GIVEN EXERCISE —
Retype all material exactly. Pictures stay out of the copy.

# # # # # # #

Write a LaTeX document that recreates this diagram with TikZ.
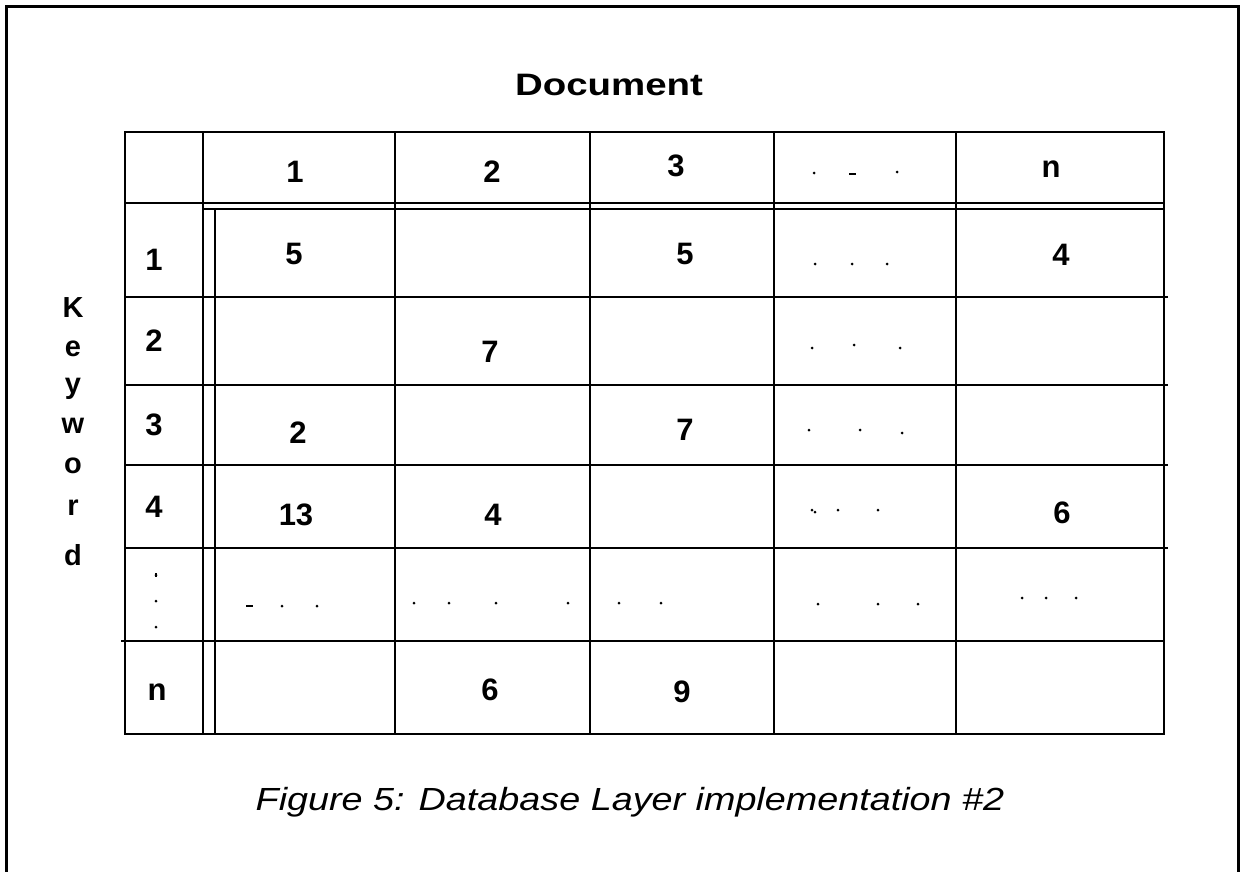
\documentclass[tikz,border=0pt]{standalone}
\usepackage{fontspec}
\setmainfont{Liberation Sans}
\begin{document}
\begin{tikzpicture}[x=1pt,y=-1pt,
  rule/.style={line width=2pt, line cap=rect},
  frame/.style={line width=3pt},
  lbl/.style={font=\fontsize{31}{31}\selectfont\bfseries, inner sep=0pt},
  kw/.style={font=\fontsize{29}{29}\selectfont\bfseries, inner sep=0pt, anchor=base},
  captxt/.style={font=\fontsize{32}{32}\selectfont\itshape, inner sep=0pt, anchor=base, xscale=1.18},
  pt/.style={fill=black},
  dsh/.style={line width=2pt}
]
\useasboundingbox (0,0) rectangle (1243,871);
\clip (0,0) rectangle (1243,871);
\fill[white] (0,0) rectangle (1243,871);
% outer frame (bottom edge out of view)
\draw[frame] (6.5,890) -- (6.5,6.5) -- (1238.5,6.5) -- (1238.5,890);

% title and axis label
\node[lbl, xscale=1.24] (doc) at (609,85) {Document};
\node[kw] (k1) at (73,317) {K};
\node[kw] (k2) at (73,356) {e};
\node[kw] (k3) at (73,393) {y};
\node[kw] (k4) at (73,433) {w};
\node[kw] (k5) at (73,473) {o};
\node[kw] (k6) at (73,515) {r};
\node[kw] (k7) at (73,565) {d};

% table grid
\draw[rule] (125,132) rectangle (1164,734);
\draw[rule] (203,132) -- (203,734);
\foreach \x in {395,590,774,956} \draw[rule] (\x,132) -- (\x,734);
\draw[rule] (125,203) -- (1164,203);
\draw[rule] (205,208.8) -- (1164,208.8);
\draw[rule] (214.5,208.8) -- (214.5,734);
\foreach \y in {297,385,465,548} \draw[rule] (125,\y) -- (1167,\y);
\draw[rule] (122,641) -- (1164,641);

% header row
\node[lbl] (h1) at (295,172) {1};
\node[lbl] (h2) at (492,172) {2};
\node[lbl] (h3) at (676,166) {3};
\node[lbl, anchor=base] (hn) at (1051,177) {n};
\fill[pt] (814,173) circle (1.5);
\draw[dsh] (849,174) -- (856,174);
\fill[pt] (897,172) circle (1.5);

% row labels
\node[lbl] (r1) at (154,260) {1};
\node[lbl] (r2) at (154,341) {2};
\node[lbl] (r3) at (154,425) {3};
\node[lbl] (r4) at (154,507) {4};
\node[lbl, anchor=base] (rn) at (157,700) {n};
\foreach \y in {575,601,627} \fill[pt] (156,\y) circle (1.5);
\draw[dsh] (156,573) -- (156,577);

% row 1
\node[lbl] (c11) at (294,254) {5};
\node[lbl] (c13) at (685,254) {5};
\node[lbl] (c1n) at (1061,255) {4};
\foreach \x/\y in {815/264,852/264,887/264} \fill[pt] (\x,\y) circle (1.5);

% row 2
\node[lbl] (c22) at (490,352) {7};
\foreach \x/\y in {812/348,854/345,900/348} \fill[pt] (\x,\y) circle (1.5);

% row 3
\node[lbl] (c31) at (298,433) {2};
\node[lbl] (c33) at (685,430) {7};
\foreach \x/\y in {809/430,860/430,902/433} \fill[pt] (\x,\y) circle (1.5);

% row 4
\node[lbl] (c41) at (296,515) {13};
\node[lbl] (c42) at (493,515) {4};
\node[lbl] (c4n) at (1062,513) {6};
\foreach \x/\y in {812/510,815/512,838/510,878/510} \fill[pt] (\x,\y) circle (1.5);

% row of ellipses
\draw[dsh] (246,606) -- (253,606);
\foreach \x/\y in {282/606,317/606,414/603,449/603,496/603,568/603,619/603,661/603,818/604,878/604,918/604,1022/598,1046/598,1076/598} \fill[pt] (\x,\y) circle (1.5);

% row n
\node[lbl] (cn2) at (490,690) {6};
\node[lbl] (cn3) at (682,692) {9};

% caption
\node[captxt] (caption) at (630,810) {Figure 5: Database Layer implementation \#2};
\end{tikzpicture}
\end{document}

# # # # # # #

FULL ANSWER —
Write a LaTeX document that recreates this diagram with TikZ.
\documentclass[tikz,border=0pt]{standalone}
\usepackage{fontspec}
\setmainfont{Liberation Sans}
\begin{document}
\begin{tikzpicture}[x=1pt,y=-1pt,
  rule/.style={line width=2pt, line cap=rect},
  frame/.style={line width=3pt},
  lbl/.style={font=\fontsize{31}{31}\selectfont\bfseries, inner sep=0pt},
  kw/.style={font=\fontsize{29}{29}\selectfont\bfseries, inner sep=0pt, anchor=base},
  captxt/.style={font=\fontsize{32}{32}\selectfont\itshape, inner sep=0pt, anchor=base, xscale=1.18},
  pt/.style={fill=black},
  dsh/.style={line width=2pt}
]
\useasboundingbox (0,0) rectangle (1243,871);
\clip (0,0) rectangle (1243,871);
\fill[white] (0,0) rectangle (1243,871);
% outer frame (bottom edge out of view)
\draw[frame] (6.5,890) -- (6.5,6.5) -- (1238.5,6.5) -- (1238.5,890);

% title and axis label
\node[lbl, xscale=1.24] (doc) at (609,85) {Document};
\node[kw] (k1) at (73,317) {K};
\node[kw] (k2) at (73,356) {e};
\node[kw] (k3) at (73,393) {y};
\node[kw] (k4) at (73,433) {w};
\node[kw] (k5) at (73,473) {o};
\node[kw] (k6) at (73,515) {r};
\node[kw] (k7) at (73,565) {d};

% table grid
\draw[rule] (125,132) rectangle (1164,734);
\draw[rule] (203,132) -- (203,734);
\foreach \x in {395,590,774,956} \draw[rule] (\x,132) -- (\x,734);
\draw[rule] (125,203) -- (1164,203);
\draw[rule] (205,208.8) -- (1164,208.8);
\draw[rule] (214.5,208.8) -- (214.5,734);
\foreach \y in {297,385,465,548} \draw[rule] (125,\y) -- (1167,\y);
\draw[rule] (122,641) -- (1164,641);

% header row
\node[lbl] (h1) at (295,172) {1};
\node[lbl] (h2) at (492,172) {2};
\node[lbl] (h3) at (676,166) {3};
\node[lbl, anchor=base] (hn) at (1051,177) {n};
\fill[pt] (814,173) circle (1.5);
\draw[dsh] (849,174) -- (856,174);
\fill[pt] (897,172) circle (1.5);

% row labels
\node[lbl] (r1) at (154,260) {1};
\node[lbl] (r2) at (154,341) {2};
\node[lbl] (r3) at (154,425) {3};
\node[lbl] (r4) at (154,507) {4};
\node[lbl, anchor=base] (rn) at (157,700) {n};
\foreach \y in {575,601,627} \fill[pt] (156,\y) circle (1.5);
\draw[dsh] (156,573) -- (156,577);

% row 1
\node[lbl] (c11) at (294,254) {5};
\node[lbl] (c13) at (685,254) {5};
\node[lbl] (c1n) at (1061,255) {4};
\foreach \x/\y in {815/264,852/264,887/264} \fill[pt] (\x,\y) circle (1.5);

% row 2
\node[lbl] (c22) at (490,352) {7};
\foreach \x/\y in {812/348,854/345,900/348} \fill[pt] (\x,\y) circle (1.5);

% row 3
\node[lbl] (c31) at (298,433) {2};
\node[lbl] (c33) at (685,430) {7};
\foreach \x/\y in {809/430,860/430,902/433} \fill[pt] (\x,\y) circle (1.5);

% row 4
\node[lbl] (c41) at (296,515) {13};
\node[lbl] (c42) at (493,515) {4};
\node[lbl] (c4n) at (1062,513) {6};
\foreach \x/\y in {812/510,815/512,838/510,878/510} \fill[pt] (\x,\y) circle (1.5);

% row of ellipses
\draw[dsh] (246,606) -- (253,606);
\foreach \x/\y in {282/606,317/606,414/603,449/603,496/603,568/603,619/603,661/603,818/604,878/604,918/604,1022/598,1046/598,1076/598} \fill[pt] (\x,\y) circle (1.5);

% row n
\node[lbl] (cn2) at (490,690) {6};
\node[lbl] (cn3) at (682,692) {9};

% caption
\node[captxt] (caption) at (630,810) {Figure 5: Database Layer implementation \#2};
\end{tikzpicture}
\end{document}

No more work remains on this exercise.